- EXERCISE BRIEF -
Reproduce exactly the run of lines from the one containing "Convert this chart" through the one containing "import * as". Pictures do not belong in the copy.
-- start DATASET ENTRIES --
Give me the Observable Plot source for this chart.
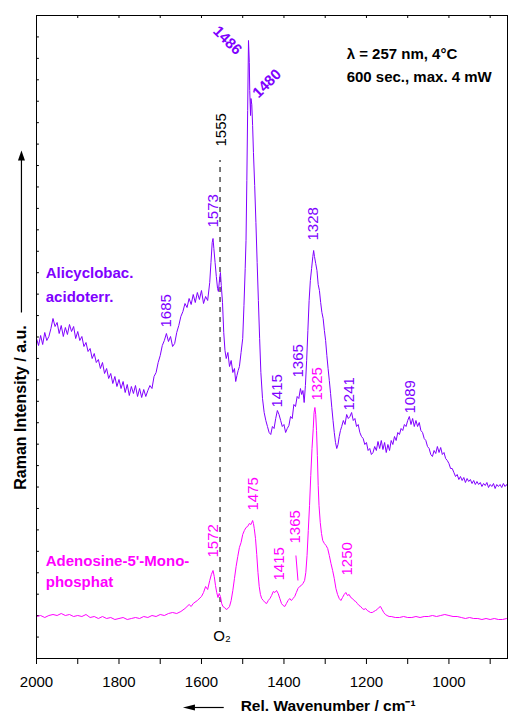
-- end DATASET ENTRIES --
-- start DATASET ENTRIES --
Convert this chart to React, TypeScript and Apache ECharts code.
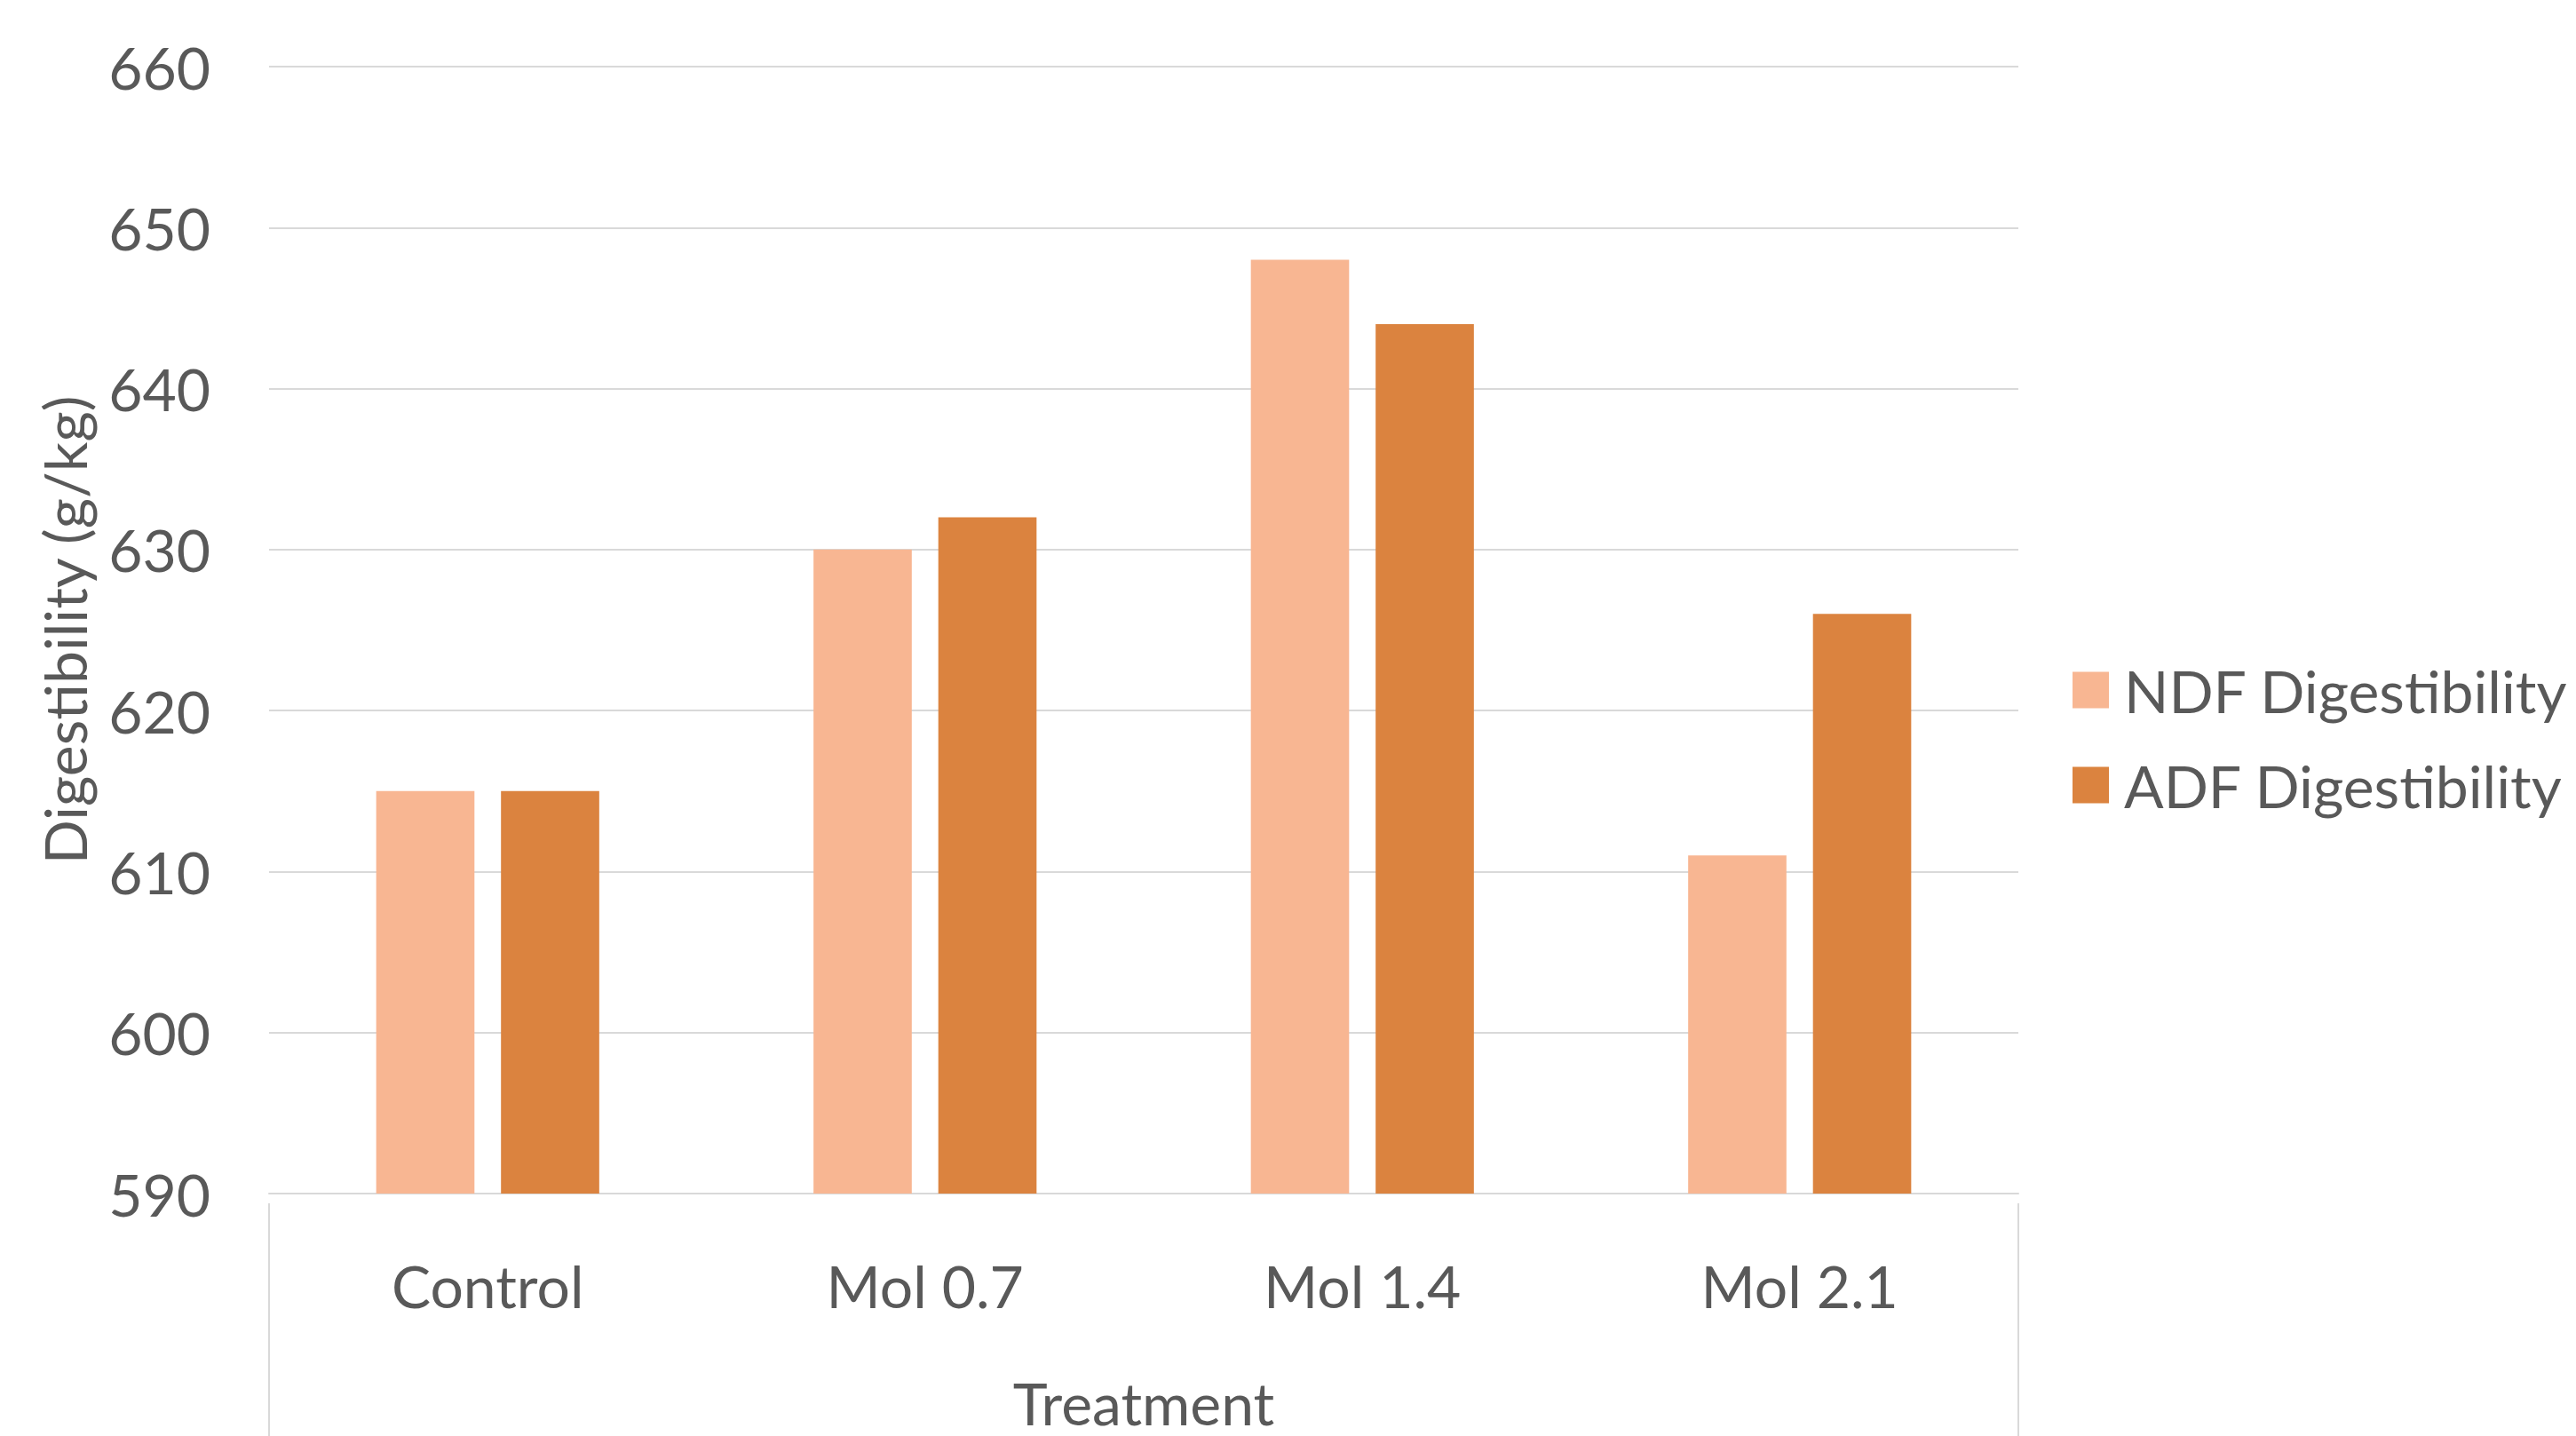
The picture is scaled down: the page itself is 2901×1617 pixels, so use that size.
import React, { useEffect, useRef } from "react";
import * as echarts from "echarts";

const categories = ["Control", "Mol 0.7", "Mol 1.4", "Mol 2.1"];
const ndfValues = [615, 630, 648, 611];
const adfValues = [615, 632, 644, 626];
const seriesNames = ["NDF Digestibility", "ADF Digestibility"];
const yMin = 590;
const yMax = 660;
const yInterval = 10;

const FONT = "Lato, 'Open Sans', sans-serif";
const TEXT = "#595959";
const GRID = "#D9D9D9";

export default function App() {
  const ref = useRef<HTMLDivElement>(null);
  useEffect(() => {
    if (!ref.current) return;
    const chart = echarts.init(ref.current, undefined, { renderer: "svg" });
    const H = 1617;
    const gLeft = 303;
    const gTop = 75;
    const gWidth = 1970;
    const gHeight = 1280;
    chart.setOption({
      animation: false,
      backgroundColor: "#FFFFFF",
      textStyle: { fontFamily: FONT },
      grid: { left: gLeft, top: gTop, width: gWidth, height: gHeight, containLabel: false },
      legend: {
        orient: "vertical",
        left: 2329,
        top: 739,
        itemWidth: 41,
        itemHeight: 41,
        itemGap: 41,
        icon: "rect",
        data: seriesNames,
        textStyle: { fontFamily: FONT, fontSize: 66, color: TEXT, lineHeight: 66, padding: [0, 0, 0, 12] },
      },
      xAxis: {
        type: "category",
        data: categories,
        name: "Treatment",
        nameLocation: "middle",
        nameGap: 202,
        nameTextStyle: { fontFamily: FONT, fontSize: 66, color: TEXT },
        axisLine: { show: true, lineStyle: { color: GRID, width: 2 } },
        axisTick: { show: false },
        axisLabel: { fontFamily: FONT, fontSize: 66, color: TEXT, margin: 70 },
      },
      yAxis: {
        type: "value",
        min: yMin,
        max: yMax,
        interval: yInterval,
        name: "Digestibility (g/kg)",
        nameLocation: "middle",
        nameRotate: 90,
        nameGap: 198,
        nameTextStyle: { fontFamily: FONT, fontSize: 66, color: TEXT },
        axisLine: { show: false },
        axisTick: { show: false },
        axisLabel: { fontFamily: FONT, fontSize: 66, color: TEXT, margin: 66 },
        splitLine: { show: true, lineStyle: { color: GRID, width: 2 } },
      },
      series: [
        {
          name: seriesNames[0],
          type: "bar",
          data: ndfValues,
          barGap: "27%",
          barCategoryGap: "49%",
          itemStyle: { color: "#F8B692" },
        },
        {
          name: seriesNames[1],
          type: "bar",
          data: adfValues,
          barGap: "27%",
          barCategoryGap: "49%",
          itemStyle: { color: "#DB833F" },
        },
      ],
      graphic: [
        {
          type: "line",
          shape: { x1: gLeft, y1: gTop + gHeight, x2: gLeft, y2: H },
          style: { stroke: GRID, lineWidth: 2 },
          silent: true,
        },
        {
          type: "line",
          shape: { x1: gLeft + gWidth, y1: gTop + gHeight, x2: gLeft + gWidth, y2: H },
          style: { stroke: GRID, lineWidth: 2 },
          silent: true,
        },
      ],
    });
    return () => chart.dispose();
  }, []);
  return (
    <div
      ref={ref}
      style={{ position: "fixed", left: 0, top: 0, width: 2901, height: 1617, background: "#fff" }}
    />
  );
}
-- end DATASET ENTRIES --
- WRITTEN RESPONSE -
Convert this chart to React, TypeScript and Apache ECharts code.
The picture is scaled down: the page itself is 2901×1617 pixels, so use that size.
import React, { useEffect, useRef } from "react";
import * as echarts from "echarts";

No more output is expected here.